Achieved image classification accuracy of 95.4% with bTMS mode.

Demonstrated non-volatile tuning of vortex resonance over 15 MHz.

Smaller devices outperform larger ones, highlighting nonlinear-response engineering.

Abstract

The human brain achieves exceptional energy efficiency by co-locating memory and processing, yet reproducing this principle in hardware remains challenging because many neuromorphic devices require standby power, offer limited programmability, or separate state storage from nonlinear computation. Here we demonstrate a multifunctional spintronic platform based on storage-layer-enabled vortex magnetic tunnel junctions (MTJs) that unifies non-volatile weight storage, optoelectrically driven nonlinear computation, and multilevel readout within a single nanopillar. A thermally programmable FM/AFM storage layer retains analog synaptic weights with zero standby power and enables non-volatile tuning of the vortex gyrotropic resonance over ${\sim}15$~MHz. Under optoelectrical operation, combined laser heating and dc bias drive the junction into the bias-enhanced tunnel magneto-Seebeck (bTMS) regime, where the thermoelectric response exhibits a pronounced cubic nonlinearity providing a compact, hardware-native transfer function for weighted analog computation. The electrical and thermoelectric channels switch at matched coercive fields but with distinct amplitudes, yielding an effective four-level readout space.

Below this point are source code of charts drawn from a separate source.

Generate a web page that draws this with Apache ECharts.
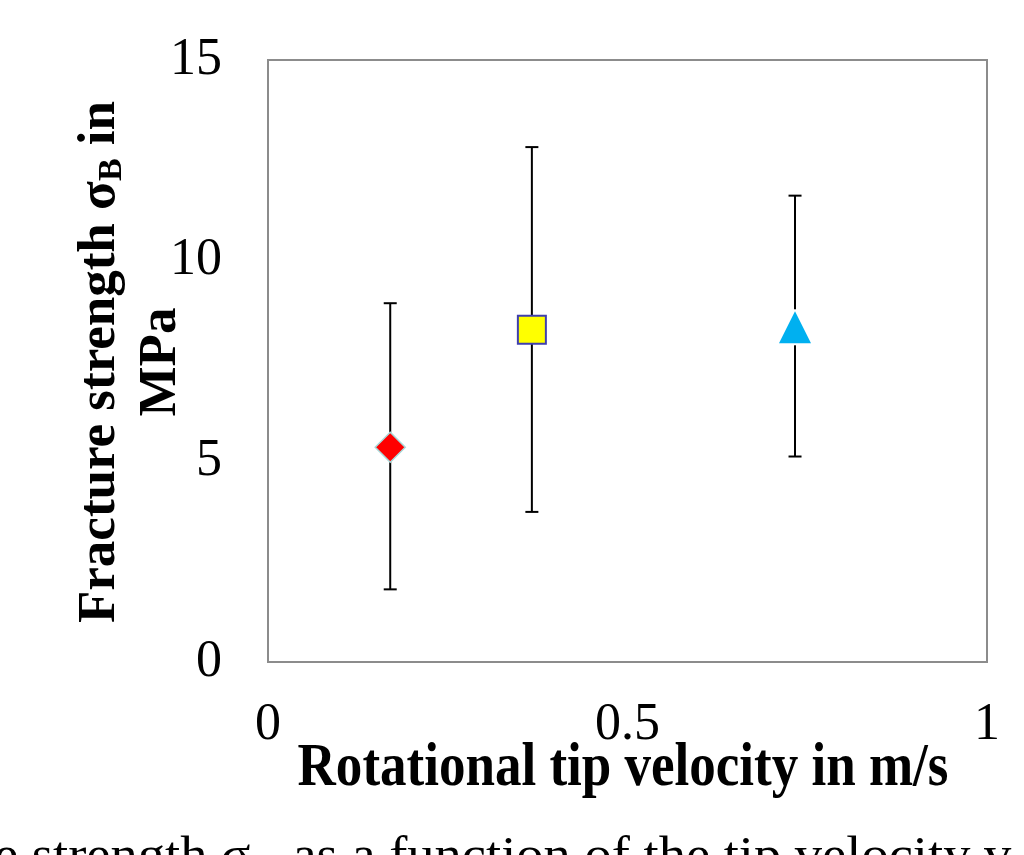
<!DOCTYPE html>
<html><head><meta charset="utf-8">
<script src="https://cdn.jsdelivr.net/npm/echarts@6/dist/echarts.min.js"></script>
<style>html,body{margin:0;padding:0;background:#fff;}#c{width:1024px;height:855px;}</style>
</head><body><div id="c"></div>
<script>
const velocity = [0.17, 0.367, 0.733];
const strength = [5.35, 8.28, 8.34];
const errLow = [1.81, 3.74, 5.12];
const errHigh = [8.94, 12.83, 11.62];
const xTicks = [0, 0.5, 1];
const yTicks = [0, 5, 10, 15];
const xTitle = 'Rotational tip velocity in m/s';
const yTitle1 = 'Fracture strength σ';
const yTitleSub = 'B';
const yTitle2 = ' in';
const yTitleLine2 = 'MPa';
const caption = 'e strength σ';
const captionRest = ' as a function of the tip velocity v';

const chart = echarts.init(document.getElementById('c'));
const serif = '"Liberation Serif", "Times New Roman", serif';
const gaps = [0, 0, 18];

const errData = velocity.map((v, i) => [v, errLow[i], errHigh[i], strength[i], i]);

chart.setOption({
  animation: false,
  grid: {left: 268, right: 37, top: 60, bottom: 193, show: true, borderColor: '#8c8c8c', borderWidth: 2, backgroundColor: 'transparent'},
  xAxis: {
    type: 'value', min: 0, max: 1, interval: 0.5,
    axisLine: {show: false}, axisTick: {show: false}, splitLine: {show: false},
    axisLabel: {fontFamily: serif, fontSize: 52, color: '#000', margin: 37,
      formatter: v => xTicks.includes(v) ? String(v) : ''}
  },
  yAxis: {
    type: 'value', min: 0, max: 15, interval: 5,
    axisLine: {show: false}, axisTick: {show: false}, splitLine: {show: false},
    axisLabel: {fontFamily: serif, fontSize: 52, color: '#000', margin: 46,
      formatter: v => yTicks.includes(v) ? String(v) : ''}
  },
  series: [
    {
      type: 'custom', z: 1,
      data: errData,
      renderItem: function (params, api) {
        const x = api.value(0);
        const lo = api.coord([x, api.value(1)]);
        const hi = api.coord([x, api.value(2)]);
        const mid = api.coord([x, api.value(3)]);
        const g = gaps[api.value(4)];
        const cap = 6.5;
        const st = {stroke: '#000', lineWidth: 2};
        return {type: 'group', children: [
          {type: 'line', shape: {x1: lo[0], y1: lo[1], x2: mid[0], y2: mid[1] + g}, style: st},
          {type: 'line', shape: {x1: mid[0], y1: mid[1] - g, x2: hi[0], y2: hi[1]}, style: st},
          {type: 'line', shape: {x1: lo[0] - cap, y1: lo[1], x2: lo[0] + cap, y2: lo[1]}, style: st},
          {type: 'line', shape: {x1: hi[0] - cap, y1: hi[1], x2: hi[0] + cap, y2: hi[1]}, style: st}
        ]};
      }
    },
    {
      type: 'scatter', z: 3, symbol: 'diamond', symbolSize: [30, 30],
      data: [[velocity[0], strength[0]]],
      itemStyle: {color: '#ff0000', borderColor: '#a8d8d8', borderWidth: 1.5, opacity: 1}
    },
    {
      type: 'scatter', z: 3, symbol: 'rect', symbolSize: 28,
      data: [[velocity[1], strength[1]]],
      itemStyle: {color: '#ffff00', borderColor: '#3f3fae', borderWidth: 2, opacity: 1}
    },
    {
      type: 'scatter', z: 3, symbol: 'triangle', symbolSize: [32, 32],
      data: [[velocity[2], strength[2]]],
      itemStyle: {color: '#00b0f0', opacity: 1}
    }
  ],
  graphic: [
    {
      type: 'text', x: 623, y: 738, z: 10, scaleX: 0.855, originX: 0,
      style: {text: xTitle, font: 'bold 62px ' + serif, fill: '#000', align: 'center'}
    },
    {
      type: 'text', x: 100, y: 362, rotation: Math.PI / 2, z: 10,
      style: {
        text: '{b|' + yTitle1 + '}{s|' + yTitleSub + '}{b|' + yTitle2 + '}',
        align: 'center', verticalAlign: 'middle',
        rich: {
          b: {font: 'bold 53px ' + serif, fill: '#000'},
          s: {font: 'bold 34px ' + serif, fill: '#000', padding: [24, 0, 0, 0]}
        }
      }
    },
    {
      type: 'text', x: 161, y: 362, rotation: Math.PI / 2, z: 10,
      style: {text: yTitleLine2, font: 'bold 53px ' + serif, fill: '#000', align: 'center', verticalAlign: 'middle'}
    },
    {
      type: 'text', x: -6, y: 821, z: 10, scaleX: 1.09, originX: 0,
      style: {
        text: '{c|' + caption + '}{s|B}{c|' + captionRest + '}',
        rich: {
          c: {font: '50px ' + serif, fill: '#000'},
          s: {font: '30px ' + serif, fill: '#000', padding: [44, 4, 0, 2]}
        }
      }
    }
  ]
});
</script></body></html>
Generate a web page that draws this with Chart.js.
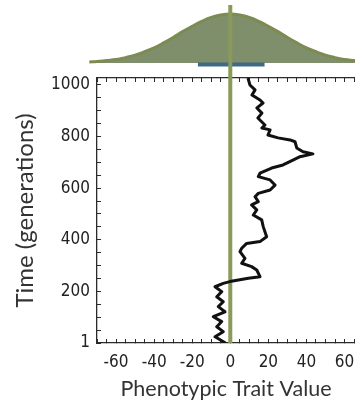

Crossbar-array simulations parameterized by measured device response maps evaluate two neuromorphic modes -- a bTMS mode (optical input, dc-bias weights) and a spin-diode mode (RF-frequency input, RF-power weights) -- achieving image-classification accuracies of $95.4\%$ and $94.9\%$, comparable to a digital single-layer network with sigmoid activations. Smaller 600~nm devices consistently outperform larger ones, identifying nonlinear-response engineering as a key device-level lever. Because bTMS and spin-diode rectification coexist in the same junction, a combined regime could enable nonlinear multi-input interactions, including quadratic cross-terms, within a single nanoscale element.